On 05/24/2016 04:38 PM, Gorka Eguileor wrote:
> On 23/05, Ivan Kolodyazhny wrote:
>> Hi developers and operators,
>> I would like to get any feedback from you about my idea before I'll start
>> work on spec.
>>
>> In Nova, we've got max_concurrent_builds option [1] to set 'Maximum number
>> of instance builds to run concurrently' per each compute. There is no
>> equivalent Cinder.
> Hi,
>
> First I want to say that I think this is a good idea because I know this
> message will get diluted once I start with my mumbling.  ;-)
>
> The first thing we should allow to control is the number of workers per
> service, since we currently only allow setting it for the API nodes and
> all other nodes will use a default of 1000.  I posted a patch [1] to
> allow this and it's been sitting there for the last 3 months.  :'-(
>
> As I see it not all mentioned problems are equal, and the main
> distinction is caused by Cinder being not only in the control path but
> also in the data path.
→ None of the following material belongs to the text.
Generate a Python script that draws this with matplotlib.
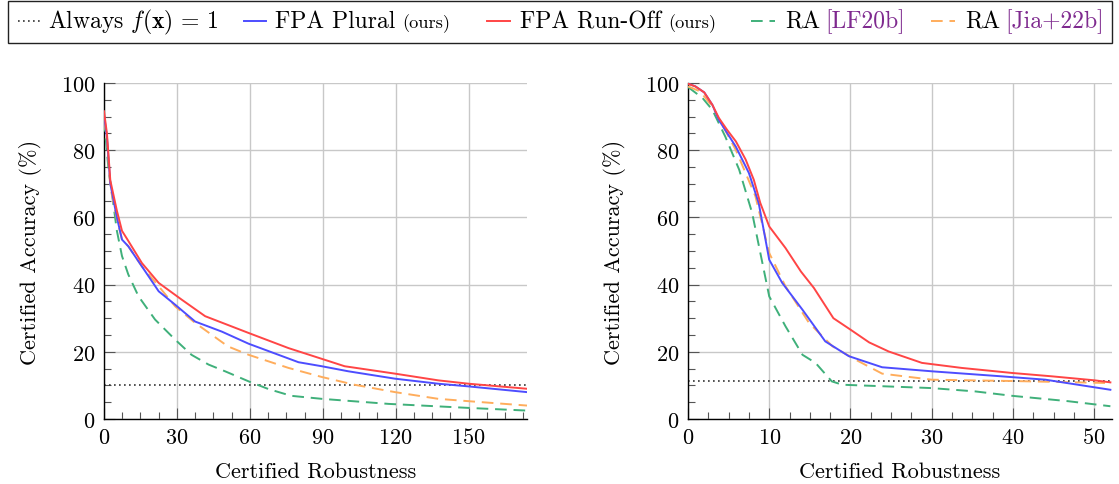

Resulting in some of the issues being backend
> specific limitations, that I believe should be address differently in
> the specs.
>
> For operations where Cinder is in the control path we should be
> limiting/queuing operations in the cinder core code (for example the
> manager) whereas when the limitation only applies to some drivers this
> should be addressed by the drivers themselves.  Although the spec should
> provide a clear mechanism/pattern to solve it in the drivers as well so
> all drivers can use a similar pattern which will provide consistency,
> making it easier to review and maintain.
>
> The queuing should preserve the order of arrival of operations, which
> file locks from Oslo concurrency and Tooz don't do.

I would be seriously opposed to queuing done inside Cinder code. It
makes draining a service harder and increases impact of a failure of a
single service. We already have a queue system and it is whatever you're
running under oslo.messaging (RabbitMQ mostly). Making our RPC workers
number configurable for each service sounds like a best shot to me.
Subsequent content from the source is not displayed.